There are incidents of violence against the religious and ethnic minorities being reported on an increasing basis from different parts of the country. Sometimes these incidents are not even reported in the mainstream media which leaves the majority of people knowing little of the problems that their fellow citizens in another part of the country are experiencing. Muslim places of worship and commercial establishments have been the special targets for attacks. Similar incidents of violence are taking place against Christians from small evangelical churches, which are most vulnerable to attack, as their places of worship are not frequented by a large population. Some of them are engaged in missionary activities which are provoking to sections of the larger population. But the practice of violence against them cannot be permitted.
THE government’s failure is to take concrete action to stop these acts of violence. Prime minister Ranil Wickremesinghe has said that the government will pass new laws to deal with the problem. But there are existing laws that permit the police to take necessary action. The bar association has called on the police ‘to take all security measures to ensure that these attacks against racial and religious communities do not occur and the attorney general to expedite the prosecution of all suspects in appropriate circumstances for offences under Chapter XV of the Penal Code and the provisions of the ICCPR Act, irrespective of their social status.’ The government needs to muster up the political will to appoint the correct people who will command the confidence of the law enforcement agencies to ensure that the rule of law prevails.

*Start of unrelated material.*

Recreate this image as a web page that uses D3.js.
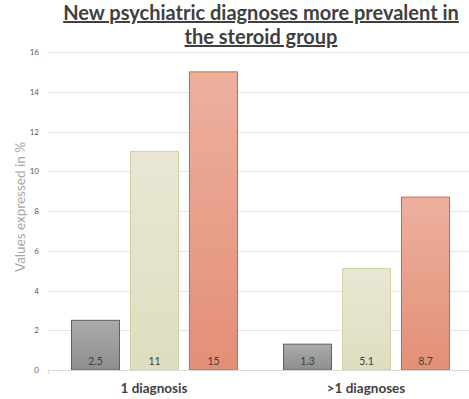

The government also needs to deliver on its other commitments. It promised constitutional reforms and it promised to implement transitional justice. Where constitutional reform is concerned the government promised to change the executive presidential system, the electoral system and the devolution of powers. There are news stories of discussions taking place and reports being submitted but without concrete progress in evidence. Where transitional justice is concerned the government promised to establish a truth commission, an office of missing persons, an office of reparations and a special court for war crimes. The government asked the United Nations for two more years and got it, but since then nothing more seems to be happening.
There is today an unacceptable gap between what the government has promised and what it is delivering. This inaction is sought to be justified on the grounds of politics. One is to say that with two parties that are traditional rivals at the helm, there is no consensus on which way to move. Another is to say that the government cannot afford to antagonise the Sinhalese majority. The problem is that the government is being strategic about remaining in power and viewing future elections. On the contrary, it needs to be strategic about delivering on its promises. If it fails to bring about the changes that it promised the coalition for change that contributed to bring it to power may not survive till the next election.
Jehan Perera is the executive director of the National Peace Council of Sri Lanka.